Tuesday, November 13, 2012

Debate: Mini-Tales of Great Debate Adventure (Bump 2012 Edition)

Let’s see, let’s see, let’s see.

First of all, of course, there’s the annoying stuff, like the school that always insists on leaving before fulfilling their judging obligation. Same school every time, same look of wonder in their beady little eyes when we tell them they can’t do it, same reluctance on my part to let them into future tournaments where I’ve got any control because who needs the aggro?

And then there’s also that one school that didn’t show up at all. They also didn’t show up at Monticello. They are on the waitlist for the Tiggers, and I’m running the waitlist. I mean, what are the odds of that working out in their favor? The problem with getting yourself on my bad side is my ubiquity. I may be right or I may be wrong, but regardless, I'm the one pushing the buttons. Sacrificing the occasional goat to me can’t hurt.

I did start the novice events with a pretty negative complaint about what their predecessors had done in the past to cost me a whole wing of the building. Not these people, but their schools, and this could be the last time, yadda yadda yadda. I warned that I would be patrolling the halls to look in on them, which turned out to be remarkably easy as each door has a big window, or I could walk on the path outside and look in from there, so I didn’t have to disrupt anyone. Everyone seemed to be behaving. The only thing negative I heard was one idiot judging with his earbuds in, but I looked at his ballots and they were fine, so presumably he was just too dumb to take them out and was actually listening to the debaters and not his favorite G-pop groups.

A couple of new programs have survived so far, having debuted at the First Timers’, and are doing quite well. This is very nice to see. It’s hard enough just to keep body and soul together when you’re starting out, but to actually take some trophies? That’s an achievement. Usually by now the programs that peeped out at the first dawn have burrowed back in for another time. This is good.

O’C, as has been stated numerous times, only was able to stay for half the tournament because his associate, the G Man, was getting married. I like to thank my tabbers with a nice bottle of wine for their efforts. For O’C, it was a nice half-bottle of wine. There was also no Cruz Award this year, but I did find a menopause video for him to carry him over to next year.

As I said yesterday, I’ll eliminate the award ceremonies for the Varsity next year, but I’ll still keep one for the novices. I’ll do it down at the grammar school, which has a right-sized auditorium. The thing about novices is that the jokes either work really well with them (the word “orgasm” had them falling in the aisles) or else they look at me like I’m speaking Ardhamagadhi. They also liked my shout-out for Mitt Romney, probably because it’s the last time they’ll ever hear anyone do so. See ya, Mitt.

The Sailor runners seemed to be doing a good job; whenever I saw one, they were working. There were a couple I told to watch some rounds who apparently felt that this was the equivalent of snorkeling in quicksand, but I don’t necessarily chalk that up as my loss.
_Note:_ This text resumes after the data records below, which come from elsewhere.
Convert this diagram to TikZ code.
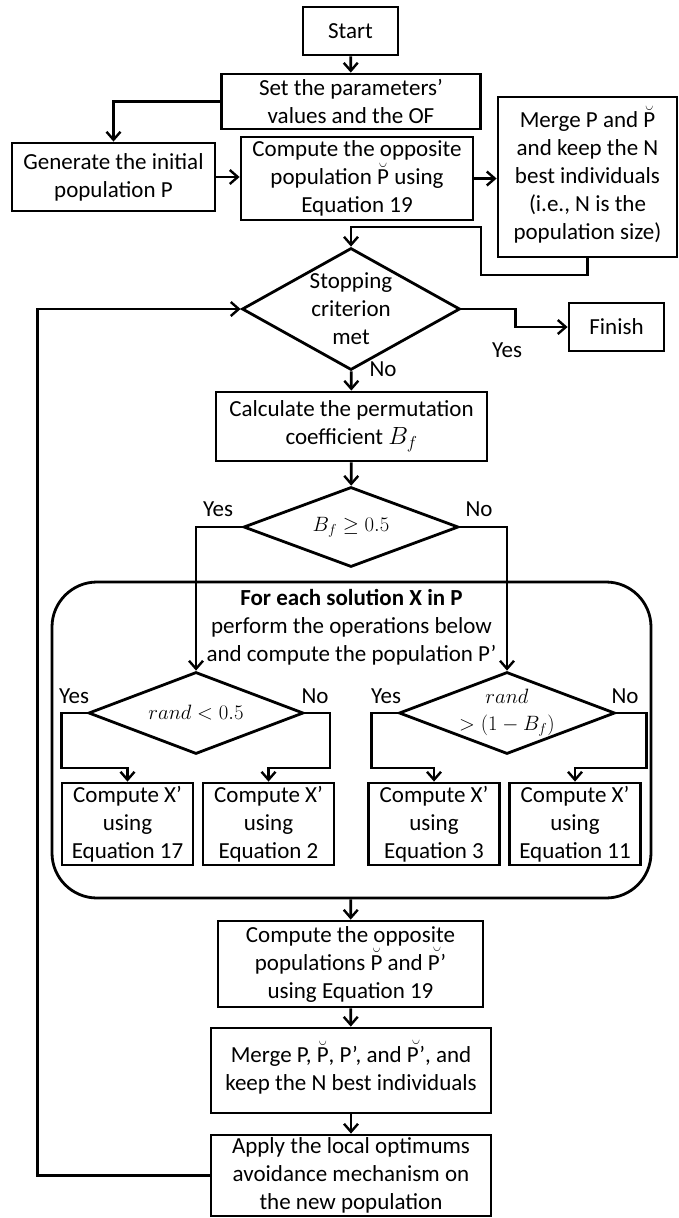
\documentclass[tikz,border=0pt]{standalone}
\usepackage{fontspec}
\setmainfont{Carlito}
\usetikzlibrary{arrows.meta,shapes.geometric}
\newcommand{\brP}{\smash{$\breve{\mbox{P}}$}}
\newcommand{\brPp}{\smash{$\breve{\mbox{P’}}$}}

\begin{document}
\begin{tikzpicture}[
    x = 1pt,
    y = -1pt,
    line width = 2.8pt,
    >={Straight Barb[length=8pt,width=14pt,line width=2.4pt]},
    font = \fontsize{23}{28}\selectfont,
    box/.style = {
      draw,
      rectangle,
      align = center,
      inner sep = 0pt
    },
    decision/.style = {
      draw,
      diamond,
      inner sep = 0pt
    },
    cond/.style = {
      align = center,
      font = \fontsize{20}{27}\selectfont
    },
    tag/.style = {
      inner sep = 0pt
    }
  ]
\useasboundingbox (0,0) rectangle (678,1218);

% initialisation
\node[box, minimum width=95pt,  minimum height=48pt]  (start)  at (350.5,31)   {Start};
\node[box, minimum width=259pt, minimum height=55pt]  (params) at (351,101.5)  {Set the parameters’\\values and the OF};
\node[box, minimum width=203pt, minimum height=68pt]  (init)   at (113.5,177)  {Generate the initial\\population P};
\node[box, minimum width=232pt, minimum height=83pt]  (opp)    at (357,178.5)  {Compute the opposite\\population \brP{} using\\Equation 19};
\node[box, minimum width=179pt, minimum height=160pt] (merge)  at (587.5,177)  {Merge P and \brP\\and keep the N\\best individuals\\(i.e., N is the\\population size)};

% main loop
\node[decision, minimum width=218pt, minimum height=122pt,
      label={[align=center]center:Stopping\\criterion\\met}] (stop) at (351,309) {};
\node[box, minimum width=95pt,  minimum height=48pt]  (finish) at (616.5,327)  {Finish};
\node[box, minimum width=271pt, minimum height=69pt]  (perm)   at (351.5,426.5) {Calculate the permutation\\coefficient $B_f$};
\node[decision, minimum width=215pt, minimum height=80pt,
      label={[cond]center:$B_f \geq 0.5$}] (bf) at (351,527) {};

% operations on each solution
\node[draw, rounded corners=45pt, minimum width=599pt, minimum height=316pt, inner sep=0pt,
      label={[anchor=north, align=center, yshift=-4pt]north:{\bfseries For each solution X in P}\\perform the operations below\\and compute the population P’}] (ops) at (351.5,740) {};
\node[decision, minimum width=215pt, minimum height=82pt,
      label={[cond]center:$rand < 0.5$}] (randa) at (196,713) {};
\node[decision, minimum width=216pt, minimum height=82pt,
      label={[cond]center:$rand$\\$> (1 - B_f)$}] (randb) at (507,713) {};
\node[box, minimum width=131pt, minimum height=82pt] (eqa) at (127.5,824) {Compute X’\\using\\Equation 17};
\node[box, minimum width=131pt, minimum height=82pt] (eqb) at (268.5,824) {Compute X’\\using\\Equation 2};
\node[box, minimum width=131pt, minimum height=82pt] (eqc) at (434,824)   {Compute X’\\using\\Equation 3};
\node[box, minimum width=131pt, minimum height=82pt] (eqd) at (575,824)   {Compute X’\\using\\Equation 11};

% update
\node[box, minimum width=265pt, minimum height=86pt] (oppb)   at (350.5,964)   {Compute the opposite\\populations \brP{} and \brPp\\using Equation 19};
\node[box, minimum width=280pt, minimum height=85pt] (mergeb) at (351,1070.5)  {Merge P, \brP, P’, and \brPp, and\\keep the N best individuals};
\node[box, minimum width=280pt, minimum height=81pt] (apply)  at (351,1175.5)  {Apply the local optimums\\avoidance mechanism on\\the new population};

% labels
\node[tag] (yesstop) at (507,350) {Yes};
\node[tag] (nostop)  at (383,369) {No};
\node[tag] (yesbf)   at (218,509) {Yes};
\node[tag] (nobf)    at (479,509) {No};
\node[tag] (yesa)    at (74,696)  {Yes};
\node[tag] (noa)     at (315,696) {No};
\node[tag] (yesb)    at (386,696) {Yes};
\node[tag] (nob)     at (625,696) {No};

% connectors
\draw[->] (start) -- (params);
\draw[->] (params.west) -| (init.north);
\draw[->] (init.east) -- (init.east -| opp.west);
\draw[->] (opp.east) -- (opp.east -| merge.west);
\draw[->] (merge.south) |- (481,275) |- (stop.north |- 0,227) -- (stop.north);
\draw[->] (stop.east) -- ++(54,0) |- (finish.west);
\draw[->] (stop) -- (perm);
\draw[->] (perm) -- (bf);
\draw[->] (bf.west) -| (randa.north);
\draw[->] (bf.east) -| (randb.north);

\draw[->] (randa.west) -- ++(-26,0) -- ++(0,55) -| (eqa.north);
\draw[->] (randa.east) -- ++(25,0) -- ++(0,55) -| (eqb.north);
\draw[->] (randb.west) -- ++(-26,0) -- ++(0,55) -| (eqc.north);
\draw[->] (randb.east) -- ++(30,0) -- ++(0,55) -| (eqd.north);

\draw[->] (ops) -- (oppb);
\draw[->] (oppb) -- (mergeb);
\draw[->] (mergeb) -- (apply);
\draw[->] (apply.west) -- ++(-172,0) |- (stop.west);

\end{tikzpicture}
\end{document}
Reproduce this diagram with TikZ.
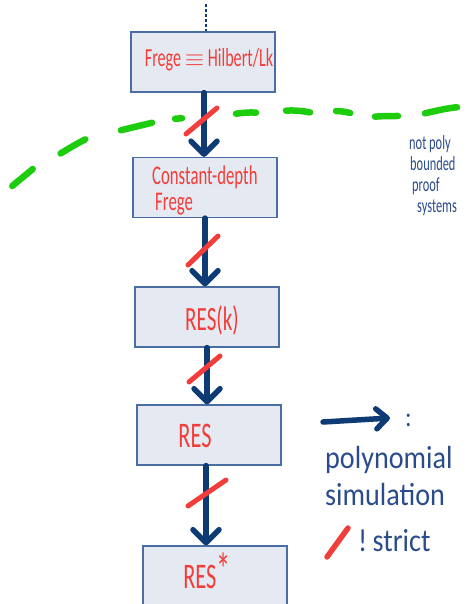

I am happy to report that we were awash with retirees. We threw all of them into LD at one point when we eked out a single-flighted round (there’s still blood on the library floor), but the ones who wanted Pffft mostly got it. We had a great alum dinner on Friday, when I wasn’t too exhausted to appreciate it, at India House, of course. We had some leftovers that we gave to Michelle to give to her male roommates at the funeral home, who will, apparently, eat anything (and live anywhere). Much discussion of living at a funeral home ensued, but for me, having had friends in grammar school and high school both who did exactly that, it wasn’t much of an issue. I’ve also had some neighbors who I would have preferred that they were dead—much quieter that way—but for some folks, this was pretty odd. Not so odd though that Olivieri, who was going to stay with me, opted for the House of the Dead instead, because of access to an iron. I mean, it’s not that I don’t have an iron in my house, but not at that time of night. Maybe it’s another sign of aging on my part: I just can’t feature ironing after bedtime.

The next day the daughter came up and we picked out a Christmas tree and ate Greek food and saw Wreck-it Ralph. And Bump was over for another year.